▶ Input records
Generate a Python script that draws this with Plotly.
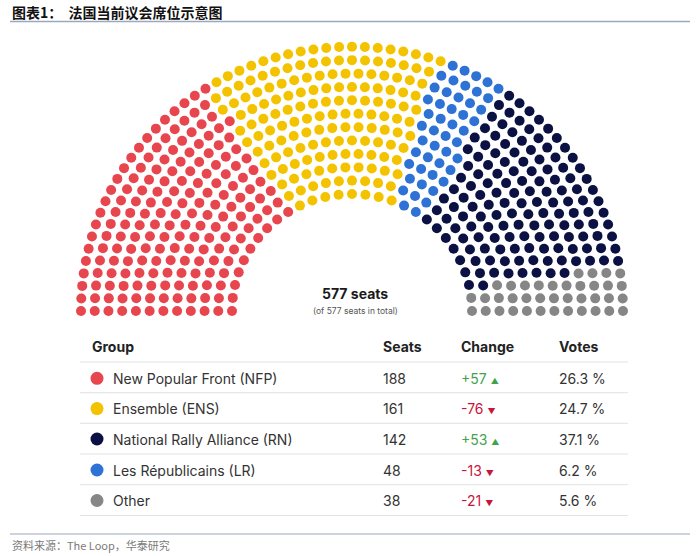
import numpy as np
import plotly.graph_objects as go

# ---------------- data ----------------
groups = ["New Popular Front (NFP)", "Ensemble (ENS)", "National Rally Alliance (RN)",
          "Les Républicains (LR)", "Other"]
seats = [188, 161, 142, 48, 38]
changes = [57, -76, 53, -13, -21]
votes = [26.3, 24.7, 37.1, 6.2, 5.6]
colors = ["#E8464E", "#F4C300", "#0B1142", "#2D72D4", "#868686"]
arc_order = [0, 1, 3, 2, 4]  # left -> right in the hemicycle
headers = ["Group", "Seats", "Change", "Votes"]
title_text = "图表1：  法国当前议会席位示意图"
source_text = "资料来源：The Loop，华泰研究"

# ---------------- layout helpers ----------------
W, H = 700, 556
FONT = "Inter, Roboto, Arial, sans-serif"
CJK = "Noto Sans CJK SC"
total = sum(seats)

n_rows = 12
cx, cy = 352, 311
r_in, r_out = 120, 271
ky = 0.975

radii = np.linspace(r_in, r_out, n_rows)
raw = total * radii / radii.sum()
per_row = np.floor(raw).astype(int)
rem = total - per_row.sum()
order = np.argsort(-(raw - per_row))
per_row[order[:rem]] += 1

pts = []
for r, n in zip(radii, per_row):
    for j in range(n):
        th = np.pi * (1 - j / (n - 1))
        pts.append((th, r))
pts.sort(key=lambda p: (-round(p[0], 9), p[1]))

fig = go.Figure()
idx = 0
for p in arc_order:
    chunk = pts[idx: idx + seats[p]]
    idx += seats[p]
    xs = [cx + r * np.cos(t) for t, r in chunk]
    ys = [cy - r * np.sin(t) * ky for t, r in chunk]
    fig.add_trace(go.Scatter(x=xs, y=ys, mode="markers",
                             marker=dict(size=10, color=colors[p], line=dict(width=0)),
                             hoverinfo="skip", showlegend=False))

# centre label
ann = []
ann.append(dict(x=cx + 3, y=293, text="<b>%d seats</b>" % total, showarrow=False,
                font=dict(family=FONT, size=14, color="#1a1a1a"), xanchor="center", yanchor="middle"))
ann.append(dict(x=cx + 3, y=310.5, text="(of %d seats in total)" % total, showarrow=False,
                font=dict(family=FONT, size=8.5, color="#555"), xanchor="center", yanchor="middle"))

# table
col_x = [90, 381, 459, 557]
header_y = 346
row_y = [378.3, 408.6, 439, 470, 500.5]
line_y = [362, 392.7, 423.3, 454, 484.7, 515.5]

for hx, h in zip(col_x, headers):
    ann.append(dict(x=hx, y=header_y, text="<b>%s</b>" % h, showarrow=False,
                    font=dict(family=FONT, size=14, color="#222"), xanchor="left", yanchor="middle"))

fig.add_trace(go.Scatter(x=[97] * len(groups), y=row_y, mode="markers",
                         marker=dict(size=13, color=colors, line=dict(width=0)),
                         hoverinfo="skip", showlegend=False))

for i in range(len(groups)):
    y = row_y[i]
    ann.append(dict(x=111, y=y, text=groups[i], showarrow=False,
                    font=dict(family=FONT, size=14, color="#333"), xanchor="left", yanchor="middle"))
    ann.append(dict(x=col_x[1], y=y, text=str(seats[i]), showarrow=False,
                    font=dict(family=FONT, size=14, color="#333"), xanchor="left", yanchor="middle"))
    c = changes[i]
    if c >= 0:
        txt = "+%d <span style='font-size:8px'>▲</span>" % c
        col = "#3FA34D"
    else:
        txt = "%d <span style='font-size:8px'>▼</span>" % c
        col = "#C8153A"
    ann.append(dict(x=col_x[2], y=y, text=txt, showarrow=False,
                    font=dict(family=FONT, size=14, color=col), xanchor="left", yanchor="middle"))
    ann.append(dict(x=col_x[3], y=y, text="%.1f %%" % votes[i], showarrow=False,
                    font=dict(family=FONT, size=14, color="#333"), xanchor="left", yanchor="middle"))

shapes = []
for ly in line_y:
    shapes.append(dict(type="line", x0=80, x1=628, y0=ly, y1=ly, xref="x", yref="y",
                       line=dict(color="#E2E2E2", width=1)))

# title & source
ann.append(dict(x=10, y=12, text="<b>%s</b>" % title_text, showarrow=False,
                font=dict(family=CJK, size=14, color="#111"), xanchor="left", yanchor="middle"))
shapes.append(dict(type="line", x0=10, x1=690, y0=21.5, y1=21.5, xref="x", yref="y",
                   line=dict(color="#9AA8BC", width=1.5)))
shapes.append(dict(type="line", x0=10, x1=690, y0=534, y1=534, xref="x", yref="y",
                   line=dict(color="#9AA8BC", width=1.2)))
ann.append(dict(x=10, y=545, text=source_text, showarrow=False,
                font=dict(family=CJK, size=11, color="#7a7a7a"), xanchor="left", yanchor="middle"))

fig.update_layout(
    width=W, height=H, autosize=False,
    margin=dict(l=0, r=0, t=0, b=0),
    paper_bgcolor="white", plot_bgcolor="white",
    xaxis=dict(range=[0, W], visible=False, fixedrange=True),
    yaxis=dict(range=[H, 0], visible=False, fixedrange=True),
    annotations=ann, shapes=shapes,
)

fig.write_html("out.html")
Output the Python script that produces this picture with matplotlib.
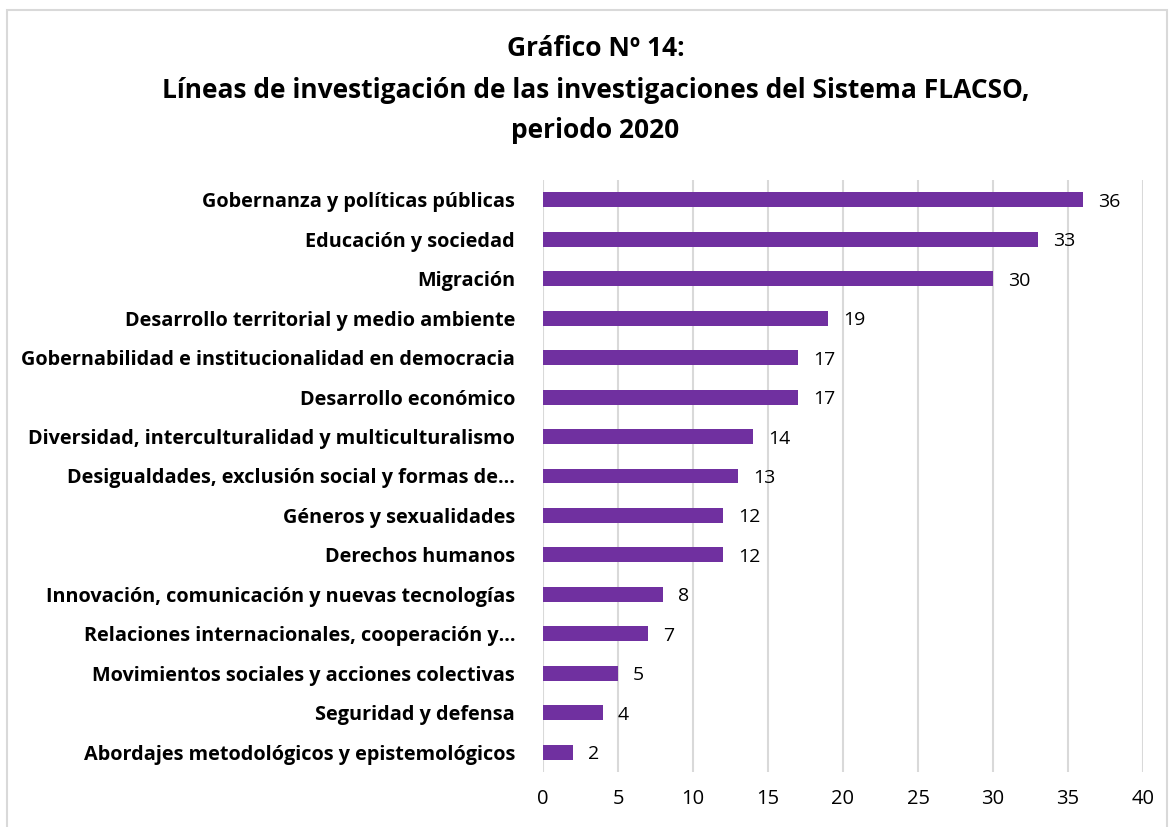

▶ Exercise objective
Omit every picture, then repeat the remaining data exactly as it appears above.

▶ Answer for this exercise
Generate a Python script that draws this with Plotly.
import numpy as np
import plotly.graph_objects as go

# ---------------- data ----------------
groups = ["New Popular Front (NFP)", "Ensemble (ENS)", "National Rally Alliance (RN)",
          "Les Républicains (LR)", "Other"]
seats = [188, 161, 142, 48, 38]
changes = [57, -76, 53, -13, -21]
votes = [26.3, 24.7, 37.1, 6.2, 5.6]
colors = ["#E8464E", "#F4C300", "#0B1142", "#2D72D4", "#868686"]
arc_order = [0, 1, 3, 2, 4]  # left -> right in the hemicycle
headers = ["Group", "Seats", "Change", "Votes"]
title_text = "图表1：  法国当前议会席位示意图"
source_text = "资料来源：The Loop，华泰研究"

# ---------------- layout helpers ----------------
W, H = 700, 556
FONT = "Inter, Roboto, Arial, sans-serif"
CJK = "Noto Sans CJK SC"
total = sum(seats)

n_rows = 12
cx, cy = 352, 311
r_in, r_out = 120, 271
ky = 0.975

radii = np.linspace(r_in, r_out, n_rows)
raw = total * radii / radii.sum()
per_row = np.floor(raw).astype(int)
rem = total - per_row.sum()
order = np.argsort(-(raw - per_row))
per_row[order[:rem]] += 1

pts = []
for r, n in zip(radii, per_row):
    for j in range(n):
        th = np.pi * (1 - j / (n - 1))
        pts.append((th, r))
pts.sort(key=lambda p: (-round(p[0], 9), p[1]))

fig = go.Figure()
idx = 0
for p in arc_order:
    chunk = pts[idx: idx + seats[p]]
    idx += seats[p]
    xs = [cx + r * np.cos(t) for t, r in chunk]
    ys = [cy - r * np.sin(t) * ky for t, r in chunk]
    fig.add_trace(go.Scatter(x=xs, y=ys, mode="markers",
                             marker=dict(size=10, color=colors[p], line=dict(width=0)),
                             hoverinfo="skip", showlegend=False))

# centre label
ann = []
ann.append(dict(x=cx + 3, y=293, text="<b>%d seats</b>" % total, showarrow=False,
                font=dict(family=FONT, size=14, color="#1a1a1a"), xanchor="center", yanchor="middle"))
ann.append(dict(x=cx + 3, y=310.5, text="(of %d seats in total)" % total, showarrow=False,
                font=dict(family=FONT, size=8.5, color="#555"), xanchor="center", yanchor="middle"))

# table
col_x = [90, 381, 459, 557]
header_y = 346
row_y = [378.3, 408.6, 439, 470, 500.5]
line_y = [362, 392.7, 423.3, 454, 484.7, 515.5]

for hx, h in zip(col_x, headers):
    ann.append(dict(x=hx, y=header_y, text="<b>%s</b>" % h, showarrow=False,
                    font=dict(family=FONT, size=14, color="#222"), xanchor="left", yanchor="middle"))

fig.add_trace(go.Scatter(x=[97] * len(groups), y=row_y, mode="markers",
                         marker=dict(size=13, color=colors, line=dict(width=0)),
                         hoverinfo="skip", showlegend=False))

for i in range(len(groups)):
    y = row_y[i]
    ann.append(dict(x=111, y=y, text=groups[i], showarrow=False,
                    font=dict(family=FONT, size=14, color="#333"), xanchor="left", yanchor="middle"))
    ann.append(dict(x=col_x[1], y=y, text=str(seats[i]), showarrow=False,
                    font=dict(family=FONT, size=14, color="#333"), xanchor="left", yanchor="middle"))
    c = changes[i]
    if c >= 0:
        txt = "+%d <span style='font-size:8px'>▲</span>" % c
        col = "#3FA34D"
    else:
        txt = "%d <span style='font-size:8px'>▼</span>" % c
        col = "#C8153A"
    ann.append(dict(x=col_x[2], y=y, text=txt, showarrow=False,
                    font=dict(family=FONT, size=14, color=col), xanchor="left", yanchor="middle"))
    ann.append(dict(x=col_x[3], y=y, text="%.1f %%" % votes[i], showarrow=False,
                    font=dict(family=FONT, size=14, color="#333"), xanchor="left", yanchor="middle"))

shapes = []
for ly in line_y:
    shapes.append(dict(type="line", x0=80, x1=628, y0=ly, y1=ly, xref="x", yref="y",
                       line=dict(color="#E2E2E2", width=1)))

# title & source
ann.append(dict(x=10, y=12, text="<b>%s</b>" % title_text, showarrow=False,
                font=dict(family=CJK, size=14, color="#111"), xanchor="left", yanchor="middle"))
shapes.append(dict(type="line", x0=10, x1=690, y0=21.5, y1=21.5, xref="x", yref="y",
                   line=dict(color="#9AA8BC", width=1.5)))
shapes.append(dict(type="line", x0=10, x1=690, y0=534, y1=534, xref="x", yref="y",
                   line=dict(color="#9AA8BC", width=1.2)))
ann.append(dict(x=10, y=545, text=source_text, showarrow=False,
                font=dict(family=CJK, size=11, color="#7a7a7a"), xanchor="left", yanchor="middle"))

fig.update_layout(
    width=W, height=H, autosize=False,
    margin=dict(l=0, r=0, t=0, b=0),
    paper_bgcolor="white", plot_bgcolor="white",
    xaxis=dict(range=[0, W], visible=False, fixedrange=True),
    yaxis=dict(range=[H, 0], visible=False, fixedrange=True),
    annotations=ann, shapes=shapes,
)

fig.write_html("out.html")
Output the Python script that produces this picture with matplotlib.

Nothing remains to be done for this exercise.